Directions for this task> Every line below that contains "code" is to be copied.

--- Begin ---

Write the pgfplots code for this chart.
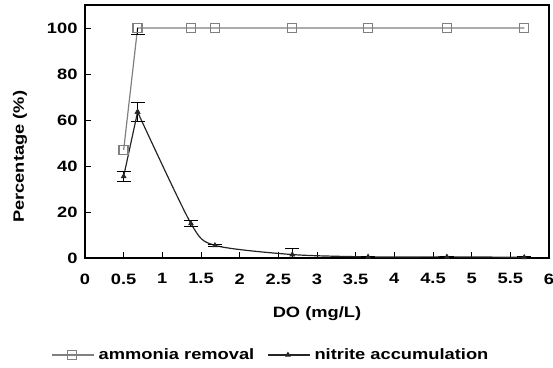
\documentclass[border=0pt]{standalone}
\usepackage{pgfplots}
\pgfplotsset{compat=1.18}
\usepackage{fontspec}
\setmainfont{Liberation Sans}[FakeStretch=1.22]
\begin{document}
\begin{tikzpicture}
\begin{axis}[
  name=ax,
  scale only axis,
  width=464pt, height=253pt,
  xmin=0, xmax=6, ymin=0, ymax=110,
  xtick={0,0.5,...,6},
  xticklabels={0,0.5,1,1.5,2,2.5,3,3.5,4,4.5,5,5.5,6},
  ytick={0,20,40,60,80,100},
  tick align=inside,
  xtick pos=bottom, ytick pos=left,
  major tick length=6pt,
  tick style={line width=1pt, black},
  /pgf/number format/assume math mode=true,
  tick label style={font=\fontsize{15}{17}\selectfont\bfseries},
  xticklabel style={yshift=-12pt},
  yticklabel style={xshift=-4pt},
  label style={font=\fontsize{15}{17}\selectfont\bfseries},
  xlabel={DO (mg/L)},
  ylabel={Percentage (\%)},
  xlabel style={at={(axis description cs:0.5,-0.22)}, anchor=center},
  ylabel style={at={(axis description cs:-0.140,0.40)}, anchor=center},
  axis line style={line width=1.4pt},
  legend style={at={(axis description cs:0.403,-0.383)}, anchor=center, draw=none, legend columns=2,
    font=\fontsize{15}{17}\selectfont\bfseries, /tikz/every even column/.append style={column sep=9pt},
    inner sep=0pt, nodes={inner xsep=4pt}},
  legend cell align=left,
  legend image code/.code={\draw[mark repeat=2,mark phase=2,#1] plot coordinates {(0pt,0pt) (20pt,0pt) (42pt,0pt)};},
]
\addplot[gray, line width=1.2pt, mark=square, mark size=4.5pt, mark options={fill=white, line width=1.4pt},
  error bars/.cd, y dir=both, y explicit, error bar style={black, line width=0.9pt}, error mark options={rotate=90, mark size=7pt, black, line width=0.9pt}]
  coordinates {
  (0.5,47)
  (0.68,100) -= (0,3)
  (1.37,100)
  (1.68,100)
  (2.68,100)
  (3.66,100)
  (4.68,100)
  (5.68,100)
  };
\addlegendentry{ammonia removal}
\addplot[black!85, line width=1.2pt, smooth, tension=0.45, mark=triangle*, mark size=2.2pt, mark options={solid},
  error bars/.cd, y dir=both, y explicit, error bar style={black, line width=0.9pt}, error mark options={rotate=90, mark size=7pt, black, line width=0.9pt}]
  coordinates {
  (0.68,63.5) +- (0,4)
  (1.37,15) +- (0,1.2)
  (1.68,5.5) +- (0,0.6)
  (2.68,1.5) +- (0,2.8)
  (3.66,0.5) +- (0,0.3)
  (4.68,0.5) +- (0,0.3)
  (5.68,0.3) +- (0,0.3)
  };
\addlegendentry{nitrite accumulation}
\addplot[forget plot, black!85, line width=1.2pt, mark=triangle*, mark size=2.2pt,
  error bars/.cd, y dir=both, y explicit, error bar style={black, line width=0.9pt}, error mark options={rotate=90, mark size=7pt, black, line width=0.9pt}]
  coordinates {
  (0.5,35.5) +- (0,2.3)
  (0.68,63.5)
  };
\end{axis}
\pgfresetboundingbox
\path ([xshift=-85pt,yshift=-109pt]ax.south west) rectangle ([xshift=4pt,yshift=5pt]ax.north east);
\end{tikzpicture}
\end{document}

--- End ---

Final result>
Write the pgfplots code for this chart.
  legend image code/.code={\draw[mark repeat=2,mark phase=2,#1] plot coordinates {(0pt,0pt) (20pt,0pt) (42pt,0pt)};},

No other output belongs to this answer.